What to work on
From the first line of the listing below, retype each line up to and including the one with "53.6, 56.6, 63.0];"; pictures stay out.

Raw data
_ _ _ _ _ _ _
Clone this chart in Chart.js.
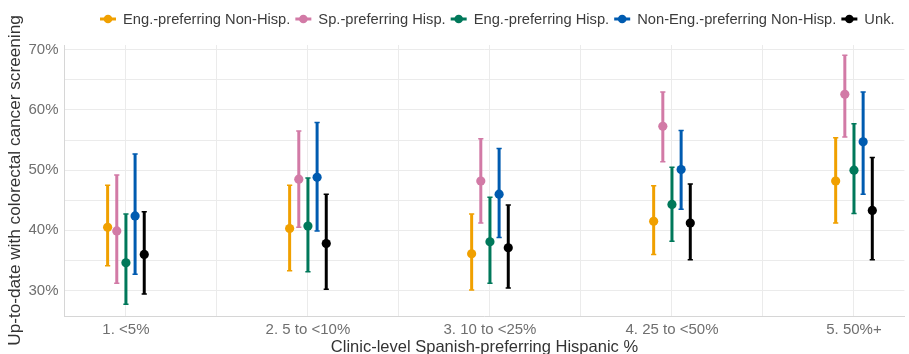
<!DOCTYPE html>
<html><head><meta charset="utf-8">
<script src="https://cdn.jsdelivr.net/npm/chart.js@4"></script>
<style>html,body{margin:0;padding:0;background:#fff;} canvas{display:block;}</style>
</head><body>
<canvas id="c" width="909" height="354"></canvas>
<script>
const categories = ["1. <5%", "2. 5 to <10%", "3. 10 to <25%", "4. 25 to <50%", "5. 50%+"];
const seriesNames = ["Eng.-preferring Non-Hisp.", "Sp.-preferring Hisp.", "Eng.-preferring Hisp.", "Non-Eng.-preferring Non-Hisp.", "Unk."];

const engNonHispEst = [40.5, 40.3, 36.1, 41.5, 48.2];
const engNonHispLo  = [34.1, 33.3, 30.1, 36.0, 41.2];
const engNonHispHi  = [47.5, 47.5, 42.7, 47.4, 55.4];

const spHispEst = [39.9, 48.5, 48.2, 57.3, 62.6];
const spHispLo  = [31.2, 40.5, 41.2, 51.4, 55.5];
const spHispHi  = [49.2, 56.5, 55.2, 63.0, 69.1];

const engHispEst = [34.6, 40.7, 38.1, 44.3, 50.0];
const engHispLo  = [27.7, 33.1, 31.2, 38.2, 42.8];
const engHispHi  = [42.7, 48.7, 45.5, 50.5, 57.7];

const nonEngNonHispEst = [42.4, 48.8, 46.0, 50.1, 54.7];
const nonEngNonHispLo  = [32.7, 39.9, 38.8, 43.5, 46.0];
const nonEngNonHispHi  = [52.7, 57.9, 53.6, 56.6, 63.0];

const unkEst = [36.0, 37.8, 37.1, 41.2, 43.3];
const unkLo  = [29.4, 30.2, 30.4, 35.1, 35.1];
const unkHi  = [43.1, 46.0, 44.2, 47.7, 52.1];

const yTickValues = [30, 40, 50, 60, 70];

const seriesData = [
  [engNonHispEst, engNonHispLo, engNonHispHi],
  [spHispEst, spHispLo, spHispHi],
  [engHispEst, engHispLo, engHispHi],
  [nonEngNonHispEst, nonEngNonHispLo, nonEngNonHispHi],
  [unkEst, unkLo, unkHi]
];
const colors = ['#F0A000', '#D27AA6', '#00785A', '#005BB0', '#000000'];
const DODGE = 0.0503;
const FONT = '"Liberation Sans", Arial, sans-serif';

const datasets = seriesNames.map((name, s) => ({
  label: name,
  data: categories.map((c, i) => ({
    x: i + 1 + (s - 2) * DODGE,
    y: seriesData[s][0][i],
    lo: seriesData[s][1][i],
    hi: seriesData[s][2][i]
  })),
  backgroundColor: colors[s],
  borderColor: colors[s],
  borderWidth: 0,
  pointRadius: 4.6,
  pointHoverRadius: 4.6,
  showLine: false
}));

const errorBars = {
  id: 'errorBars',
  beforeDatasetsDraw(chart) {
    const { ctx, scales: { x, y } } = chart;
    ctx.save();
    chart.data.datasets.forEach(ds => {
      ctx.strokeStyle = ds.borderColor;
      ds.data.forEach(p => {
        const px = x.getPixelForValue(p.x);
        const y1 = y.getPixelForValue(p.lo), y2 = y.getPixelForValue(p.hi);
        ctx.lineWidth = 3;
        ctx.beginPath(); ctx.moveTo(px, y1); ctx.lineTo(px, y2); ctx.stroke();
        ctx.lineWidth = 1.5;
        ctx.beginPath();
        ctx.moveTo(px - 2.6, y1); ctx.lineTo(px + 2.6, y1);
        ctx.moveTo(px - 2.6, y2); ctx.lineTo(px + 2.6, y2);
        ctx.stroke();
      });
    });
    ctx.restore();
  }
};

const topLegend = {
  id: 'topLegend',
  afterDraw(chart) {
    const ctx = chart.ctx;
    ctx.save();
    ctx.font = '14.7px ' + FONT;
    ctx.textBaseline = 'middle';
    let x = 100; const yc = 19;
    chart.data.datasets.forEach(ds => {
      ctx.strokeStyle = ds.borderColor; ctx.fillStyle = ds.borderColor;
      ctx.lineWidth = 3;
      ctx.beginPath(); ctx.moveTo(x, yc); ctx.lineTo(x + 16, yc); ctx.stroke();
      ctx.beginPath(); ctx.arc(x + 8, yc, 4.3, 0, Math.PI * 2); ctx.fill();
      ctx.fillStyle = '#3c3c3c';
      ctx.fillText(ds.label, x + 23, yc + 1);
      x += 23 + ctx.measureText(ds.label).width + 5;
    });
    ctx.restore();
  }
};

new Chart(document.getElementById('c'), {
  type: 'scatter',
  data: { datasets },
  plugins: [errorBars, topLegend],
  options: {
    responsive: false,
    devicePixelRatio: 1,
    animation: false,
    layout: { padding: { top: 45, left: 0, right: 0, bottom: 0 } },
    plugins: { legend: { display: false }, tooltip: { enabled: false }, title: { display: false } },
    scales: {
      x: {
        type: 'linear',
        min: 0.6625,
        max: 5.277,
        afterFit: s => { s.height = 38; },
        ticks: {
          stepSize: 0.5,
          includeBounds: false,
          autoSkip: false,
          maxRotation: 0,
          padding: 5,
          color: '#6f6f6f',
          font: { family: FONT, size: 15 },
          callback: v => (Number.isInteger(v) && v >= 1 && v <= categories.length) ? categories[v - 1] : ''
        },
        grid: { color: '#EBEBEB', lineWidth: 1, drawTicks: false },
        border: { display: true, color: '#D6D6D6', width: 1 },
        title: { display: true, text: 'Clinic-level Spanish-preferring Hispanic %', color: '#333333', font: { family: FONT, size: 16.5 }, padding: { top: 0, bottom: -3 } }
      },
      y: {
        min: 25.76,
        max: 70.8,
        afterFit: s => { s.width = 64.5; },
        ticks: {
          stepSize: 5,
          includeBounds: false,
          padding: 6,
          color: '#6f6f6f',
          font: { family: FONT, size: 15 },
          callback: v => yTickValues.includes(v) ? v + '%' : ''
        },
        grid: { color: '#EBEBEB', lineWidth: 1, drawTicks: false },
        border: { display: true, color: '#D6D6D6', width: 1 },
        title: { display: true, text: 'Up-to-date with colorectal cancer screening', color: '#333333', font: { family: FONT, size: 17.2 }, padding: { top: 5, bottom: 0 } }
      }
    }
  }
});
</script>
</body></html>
_ _ _ _ _ _ _
Exercise response
Clone this chart in Chart.js.
<!DOCTYPE html>
<html><head><meta charset="utf-8">
<script src="https://cdn.jsdelivr.net/npm/chart.js@4"></script>
<style>html,body{margin:0;padding:0;background:#fff;} canvas{display:block;}</style>
</head><body>
<canvas id="c" width="909" height="354"></canvas>
<script>
const categories = ["1. <5%", "2. 5 to <10%", "3. 10 to <25%", "4. 25 to <50%", "5. 50%+"];
const seriesNames = ["Eng.-preferring Non-Hisp.", "Sp.-preferring Hisp.", "Eng.-preferring Hisp.", "Non-Eng.-preferring Non-Hisp.", "Unk."];

const engNonHispEst = [40.5, 40.3, 36.1, 41.5, 48.2];
const engNonHispLo  = [34.1, 33.3, 30.1, 36.0, 41.2];
const engNonHispHi  = [47.5, 47.5, 42.7, 47.4, 55.4];

const spHispEst = [39.9, 48.5, 48.2, 57.3, 62.6];
const spHispLo  = [31.2, 40.5, 41.2, 51.4, 55.5];
const spHispHi  = [49.2, 56.5, 55.2, 63.0, 69.1];

const engHispEst = [34.6, 40.7, 38.1, 44.3, 50.0];
const engHispLo  = [27.7, 33.1, 31.2, 38.2, 42.8];
const engHispHi  = [42.7, 48.7, 45.5, 50.5, 57.7];

const nonEngNonHispEst = [42.4, 48.8, 46.0, 50.1, 54.7];
const nonEngNonHispLo  = [32.7, 39.9, 38.8, 43.5, 46.0];
const nonEngNonHispHi  = [52.7, 57.9, 53.6, 56.6, 63.0];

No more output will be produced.